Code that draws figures
/---
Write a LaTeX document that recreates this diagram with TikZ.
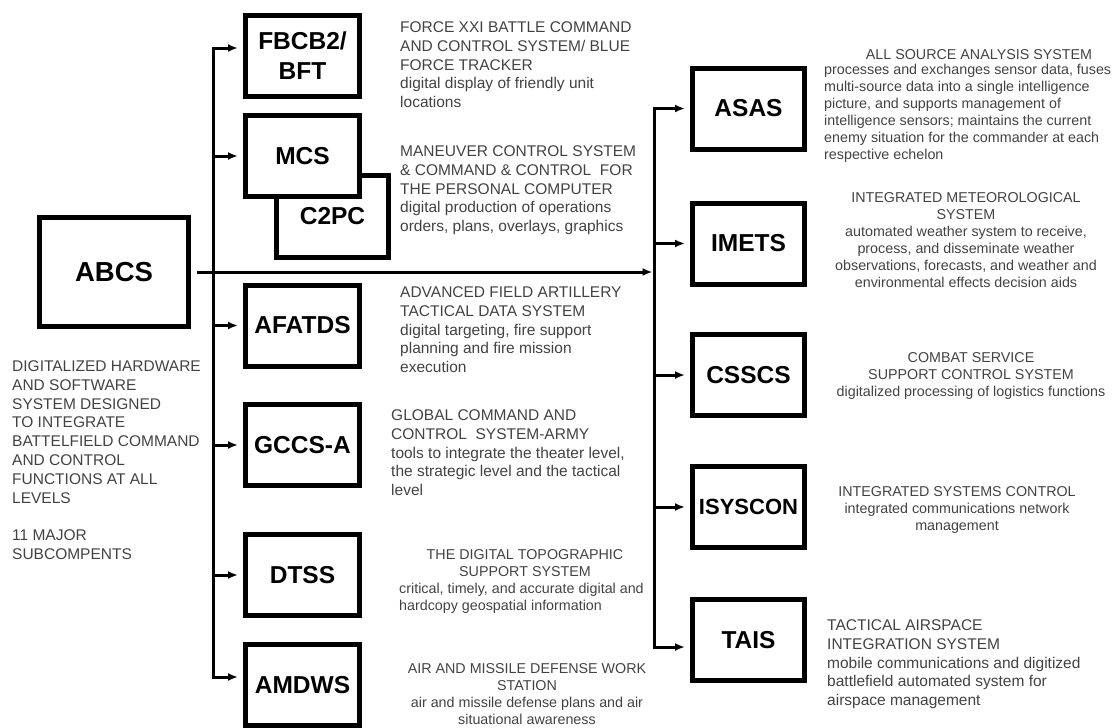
\documentclass[tikz,border=0pt]{standalone}
\usepackage{fontspec}
\setmainfont{Liberation Sans}
\usetikzlibrary{positioning,arrows.meta}
\definecolor{inkgray}{RGB}{66,66,66}

\begin{document}
\begin{tikzpicture}[x=1pt, y=-1pt, >={Latex[length=10pt,width=8pt]},
  sysbox/.style={draw, line width=5pt, fill=white, minimum width=114pt,
                 minimum height=81pt, inner sep=0pt, align=center,
                 font=\bfseries\fontsize{24.5}{30}\selectfont},
  link/.style={line width=3pt},
  desc/.style={inner sep=0pt, text=inkgray, font=\fontsize{15.5}{18.8}\selectfont},
  descsm/.style={inner sep=0pt, text=inkgray, font=\fontsize{14.3}{17}\selectfont}]
  \useasboundingbox (0,0) rectangle (1114,728);

  % the command system and its summary
  \node (abcs) [sysbox, minimum width=149pt, minimum height=109pt,
                font=\bfseries\fontsize{27.5}{33}\selectfont] at (114,272) {ABCS};
  \node (abcstxt) [desc, anchor=north west, align=left] at (12,360.5)
    {DIGITALIZED HARDWARE\\AND SOFTWARE\\SYSTEM DESIGNED\\TO INTEGRATE\\BATTELFIELD COMMAND\\AND CONTROL\\FUNCTIONS AT ALL\\LEVELS\\[18.8pt]11 MAJOR\\SUBCOMPENTS};

  % left column
  \node (fbcb) [sysbox] at (302.5,56) {FBCB2/\\BFT};
  \node (c2pc) [sysbox, minimum width=112pt, minimum height=82pt] at (332.5,216.5) {C2PC};
  \node (mcs) [sysbox] at (302.5,156) {MCS};
  \node (afatds) [sysbox] at (302.5,325.5) {AFATDS};
  \node (gccs) [sysbox] at (302.5,445) {GCCS-A};
  \node (dtss) [sysbox] at (302.5,575) {DTSS};
  \node (amdws) [sysbox] at (302.5,685) {AMDWS};

  \node (fbcbtxt) [desc, anchor=north west, align=left] at (400,21.5)
    {FORCE XXI BATTLE COMMAND\\AND CONTROL SYSTEM/ BLUE\\FORCE TRACKER\\digital display of friendly unit\\locations};
  \node (mcstxt) [desc, anchor=north west, align=left] at (400,145.5)
    {MANEUVER CONTROL SYSTEM\\\& COMMAND \& CONTROL\ \ FOR\\THE PERSONAL COMPUTER\\digital production of operations\\orders, plans, overlays, graphics};
  \node (afatdstxt) [desc, anchor=north west, align=left] at (400,286.5)
    {ADVANCED FIELD ARTILLERY\\TACTICAL DATA SYSTEM\\digital targeting, fire support\\planning and fire mission\\execution};
  \node (gccstxt) [desc, anchor=north west, align=left] at (391,409.5)
    {GLOBAL COMMAND AND\\CONTROL\ \ SYSTEM-ARMY\\tools to integrate the theater level,\\the strategic level and the tactical\\level};
  \node (dtsshead) [descsm, anchor=north, align=center] at (525,549.8)
    {THE DIGITAL TOPOGRAPHIC\\SUPPORT SYSTEM};
  \node (dtsstxt) [descsm, anchor=north west, align=left] at (399,582.7)
    {critical, timely, and accurate digital and\\hardcopy geospatial information};
  \node (amdwstxt) [descsm, anchor=north, align=center] at (527,663.8)
    {AIR AND MISSILE DEFENSE WORK\\STATION\\air and missile defense plans and air\\situational awareness};

  % right column
  \node (asas) [sysbox, minimum width=112pt] at (748.5,108.5) {ASAS};
  \node (imets) [sysbox, minimum width=112pt] at (748.5,243.5) {IMETS};
  \node (csscs) [sysbox, minimum width=112pt] at (748.5,375) {CSSCS};
  \node (isyscon) [sysbox, minimum width=112pt,
                   font=\bfseries\fontsize{22}{26}\selectfont] at (748.5,507) {ISYSCON};
  \node (tais) [sysbox, minimum width=112pt] at (748.5,640) {TAIS};

  \node (asashead) [descsm, anchor=north] at (979,49.8) {ALL SOURCE ANALYSIS SYSTEM};
  \node (asastxt) [descsm, anchor=north west, align=left] at (824,63.7)
    {processes and exchanges sensor data, fuses\\multi-source data into a single intelligence\\picture, and supports management of\\intelligence sensors; maintains the current\\enemy situation for the commander at each\\respective echelon};
  \node (imetstxt) [descsm, anchor=north, align=center] at (966,192.8)
    {INTEGRATED METEOROLOGICAL\\SYSTEM\\automated weather system to receive,\\process, and disseminate weather\\observations, forecasts, and weather and\\environmental effects decision aids};
  \node (cssctxt) [descsm, anchor=north, align=center] at (971,352.8)
    {COMBAT SERVICE\\SUPPORT CONTROL SYSTEM\\digitalized processing of logistics functions};
  \node (isysctxt) [descsm, anchor=north, align=center] at (957,486.8)
    {INTEGRATED SYSTEMS CONTROL\\integrated communications network\\management};
  \node (taistxt) [desc, anchor=north west, align=left] at (827,619.5)
    {TACTICAL AIRSPACE\\INTEGRATION SYSTEM\\mobile communications and digitized\\battlefield automated system for\\airspace management};

  % buses and arrows
  \coordinate (lbus) at (213,270);
  \coordinate (rbus) at (654,270);
  \draw[link, ->, shorten <=6pt, shorten >=1.5pt] (abcs.east) -- (abcs.east -| rbus);
  \draw[link, ->, shorten >=5pt] (lbus) |- ([yshift=8pt]fbcb.west);
  \draw[link, ->, shorten >=5pt] (lbus) |- ([yshift=8pt]amdws.west);
  \foreach \b in {mcs,afatds,gccs,dtss}
    \draw[link, ->, shorten >=5pt] (\b.west -| lbus) -- (\b.west);
  \draw[link, ->, shorten >=5pt] (rbus) |- (asas.west);
  \draw[link, ->, shorten >=5pt] (rbus) |- ([yshift=-7pt]tais.west);
  \foreach \b in {imets,csscs,isyscon}
    \draw[link, ->, shorten >=5pt] (\b.west -| rbus) -- (\b.west);
\end{tikzpicture}
\end{document}
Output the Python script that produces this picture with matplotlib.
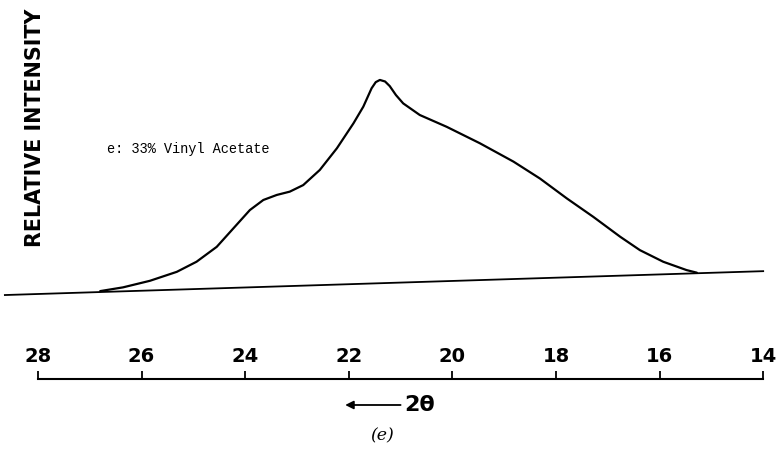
import numpy as np
import matplotlib.pyplot as plt

# 2-theta (deg) and relative intensity
two_theta = [26.80, 26.36, 25.84, 25.32, 24.94, 24.55, 24.23, 23.91, 23.65,
             23.39, 23.14, 22.88, 22.56, 22.23, 21.91, 21.72, 21.56, 21.48,
             21.40, 21.30, 21.21, 21.09, 20.95, 20.63, 20.11, 19.47, 18.82,
             18.31, 17.79, 17.28, 16.76, 16.38, 15.93, 15.48, 15.28]
intensity = [4.1, 5.8, 8.8, 12.9, 17.5, 24.3, 32.7, 41.1, 45.7,
             48.0, 49.5, 52.5, 59.4, 69.3, 80.7, 88.3, 96.7, 99.5,
             100.5, 99.8, 97.7, 93.6, 89.8, 84.5, 79.1, 71.6, 63.2,
             55.5, 46.4, 38.0, 28.9, 22.8, 17.5, 13.7, 12.5]

# straight background line
base_theta = [28.64, 14.0]
base_int = [2.3, 13.2]

tick_vals = [28, 26, 24, 22, 20, 18, 16, 14]
label_text = "e: 33% Vinyl Acetate"

fig = plt.figure(figsize=(7.81, 4.58), dpi=100)
ax = fig.add_axes([0, 0, 1, 1])
ax.set_xlim(28.734, 13.656)
ax.set_ylim(-72.1, 137.0)

ax.plot(base_theta, base_int, color="black", lw=1.3)
ax.plot(two_theta, intensity, color="black", lw=1.6,
        solid_joinstyle="round", solid_capstyle="round")

# scale bar below the trace
axis_y = -36.1
for s in ["left", "right", "bottom"]:
    ax.spines[s].set_visible(False)
ax.spines["top"].set_position(("data", axis_y))
ax.spines["top"].set_bounds(14, 28)
ax.spines["top"].set_linewidth(1.5)
ax.set_xticks(tick_vals)
ax.set_xticklabels([str(t) for t in tick_vals])
ax.set_yticks([])
ax.tick_params(axis="x", top=True, bottom=False, labeltop=True,
               labelbottom=False, direction="out", length=6, width=1.3,
               pad=3.5, labelsize=14)
for lab in ax.get_xticklabels():
    lab.set_fontweight("bold")

ax.annotate("", xy=(22.07, -47.9), xytext=(21.0, -47.9),
            arrowprops=dict(arrowstyle="-|>", color="black", lw=1.3,
                            mutation_scale=12, shrinkA=0, shrinkB=0))
ax.text(20.93, -47.9, "2θ", fontsize=16, fontweight="bold",
        ha="left", va="center")
ax.text(21.36, -62.1, "(e)", fontsize=12.5, family="DejaVu Serif",
        style="italic", ha="center", va="center")

ax.text(26.67, 68.9, label_text, fontsize=9.8, family="Liberation Mono",
        ha="left", va="center")

fig.text(35.5 / 781, 1 - 128 / 458, "RELATIVE INTENSITY", rotation=90,
         fontsize=14.9, fontweight="bold", ha="center", va="center")

fig.savefig("out.png", dpi=100)
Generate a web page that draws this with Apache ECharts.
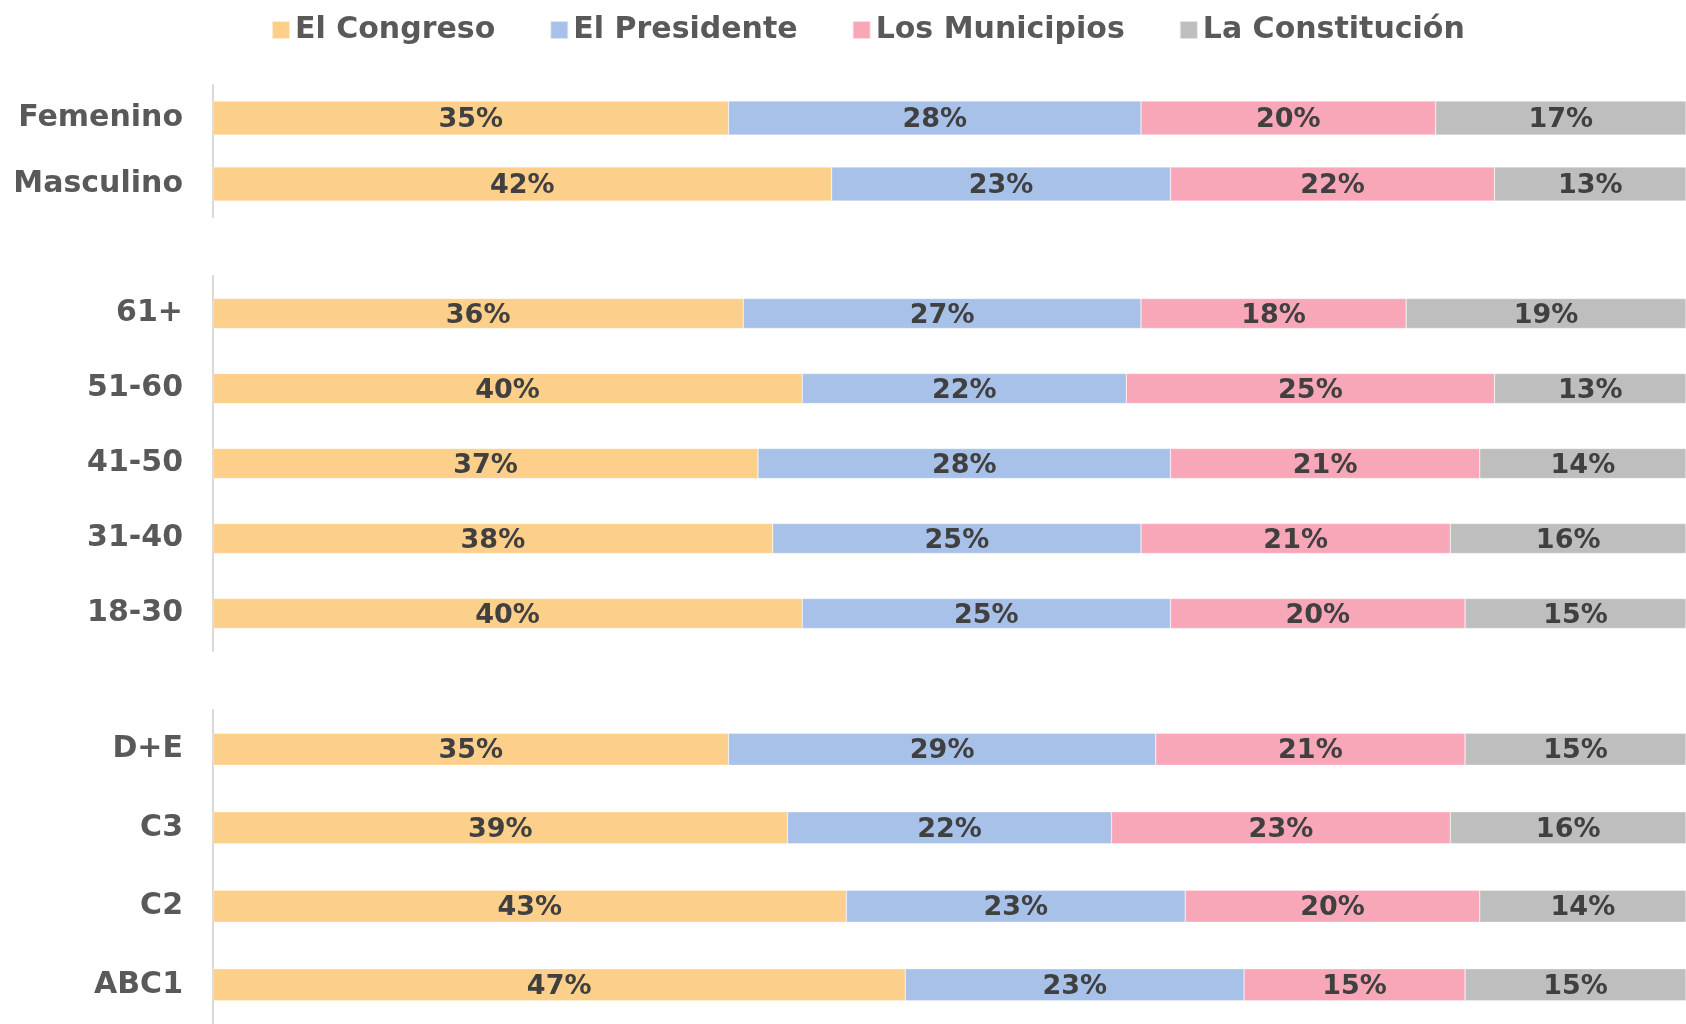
<!DOCTYPE html>
<html>
<head>
<meta charset="utf-8">
<script src="https://cdn.jsdelivr.net/npm/echarts@6/dist/echarts.min.js"></script>
<style>
html,body{margin:0;padding:0;background:#fff;}
#chart{width:1686px;height:1024px;}
</style>
</head>
<body>
<div id="chart"></div>
<script>
const seriesNames = ['El Congreso', 'El Presidente', 'Los Municipios', 'La Constitución'];
const seriesColors = ['#FCCF8B', '#A8C1E8', '#F8A7B9', '#BEBEBE'];

const genderCategories = ['Femenino', 'Masculino'];
const genderCongreso = [35, 42];
const genderPresidente = [28, 23];
const genderMunicipios = [20, 22];
const genderConstitucion = [17, 13];

const ageCategories = ['61+', '51-60', '41-50', '31-40', '18-30'];
const ageCongreso = [36, 40, 37, 38, 40];
const agePresidente = [27, 22, 28, 25, 25];
const ageMunicipios = [18, 25, 21, 21, 20];
const ageConstitucion = [19, 13, 14, 16, 15];

const nseCategories = ['D+E', 'C3', 'C2', 'ABC1'];
const nseCongreso = [35, 39, 43, 47];
const nsePresidente = [29, 22, 23, 23];
const nseMunicipios = [21, 23, 20, 15];
const nseConstitucion = [15, 16, 14, 15];

const FONT = 'DejaVu Sans';

const groups = [
  { cats: genderCategories, vals: [genderCongreso, genderPresidente, genderMunicipios, genderConstitucion], top: 85, height: 132, barWidth: 34 },
  { cats: ageCategories, vals: [ageCongreso, agePresidente, ageMunicipios, ageConstitucion], top: 276, height: 375, barWidth: 30 },
  { cats: nseCategories, vals: [nseCongreso, nsePresidente, nseMunicipios, nseConstitucion], top: 710, height: 318, barWidth: 32 }
];

const grid = [], xAxis = [], yAxis = [], series = [];
groups.forEach((g, gi) => {
  grid.push({ left: 213, right: 0, top: g.top, height: g.height, containLabel: false });
  xAxis.push({ type: 'value', gridIndex: gi, min: 0, max: 100, show: false });
  yAxis.push({
    type: 'category', gridIndex: gi, data: g.cats, inverse: true,
    axisLine: { show: true, lineStyle: { color: '#D9D9D9', width: 2 } },
    axisTick: { show: false },
    axisLabel: { margin: 30, fontFamily: FONT, fontWeight: 'bold', fontSize: 30, color: '#595959' }
  });
  g.vals.forEach((arr, si) => {
    series.push({
      name: seriesNames[si], type: 'bar', stack: 'g' + gi,
      xAxisIndex: gi, yAxisIndex: gi, data: arr, barWidth: g.barWidth,
      itemStyle: { color: seriesColors[si], borderColor: 'rgba(255,255,255,0.6)', borderWidth: 0.5 },
      label: { show: true, position: 'inside', offset: [0, 2], formatter: '{c}%', fontFamily: FONT, fontWeight: 'bold', fontSize: 27, color: '#404040' },
      emphasis: { disabled: true }
    });
  });
});

const chart = echarts.init(document.getElementById('chart'));
chart.setOption({
  animation: false,
  color: seriesColors,
  legend: {
    data: seriesNames, left: 266, top: 10, icon: 'rect', itemWidth: 18, itemHeight: 18, itemGap: 54,
    textStyle: { fontFamily: FONT, fontWeight: 'bold', fontSize: 30, color: '#595959' }
  },
  grid, xAxis, yAxis, series
});
</script>
</body>
</html>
\---
**Problem to work on**
Give only the lines from the one with "Generate a web" to the one with "const FONT = 'DejaVu Sans';", both included, again and exactly; leave the images out.

**Response**
Generate a web page that draws this with Apache ECharts.
<!DOCTYPE html>
<html>
<head>
<meta charset="utf-8">
<script src="https://cdn.jsdelivr.net/npm/echarts@6/dist/echarts.min.js"></script>
<style>
html,body{margin:0;padding:0;background:#fff;}
#chart{width:1686px;height:1024px;}
</style>
</head>
<body>
<div id="chart"></div>
<script>
const seriesNames = ['El Congreso', 'El Presidente', 'Los Municipios', 'La Constitución'];
const seriesColors = ['#FCCF8B', '#A8C1E8', '#F8A7B9', '#BEBEBE'];

const genderCategories = ['Femenino', 'Masculino'];
const genderCongreso = [35, 42];
const genderPresidente = [28, 23];
const genderMunicipios = [20, 22];
const genderConstitucion = [17, 13];

const ageCategories = ['61+', '51-60', '41-50', '31-40', '18-30'];
const ageCongreso = [36, 40, 37, 38, 40];
const agePresidente = [27, 22, 28, 25, 25];
const ageMunicipios = [18, 25, 21, 21, 20];
const ageConstitucion = [19, 13, 14, 16, 15];

const nseCategories = ['D+E', 'C3', 'C2', 'ABC1'];
const nseCongreso = [35, 39, 43, 47];
const nsePresidente = [29, 22, 23, 23];
const nseMunicipios = [21, 23, 20, 15];
const nseConstitucion = [15, 16, 14, 15];

const FONT = 'DejaVu Sans';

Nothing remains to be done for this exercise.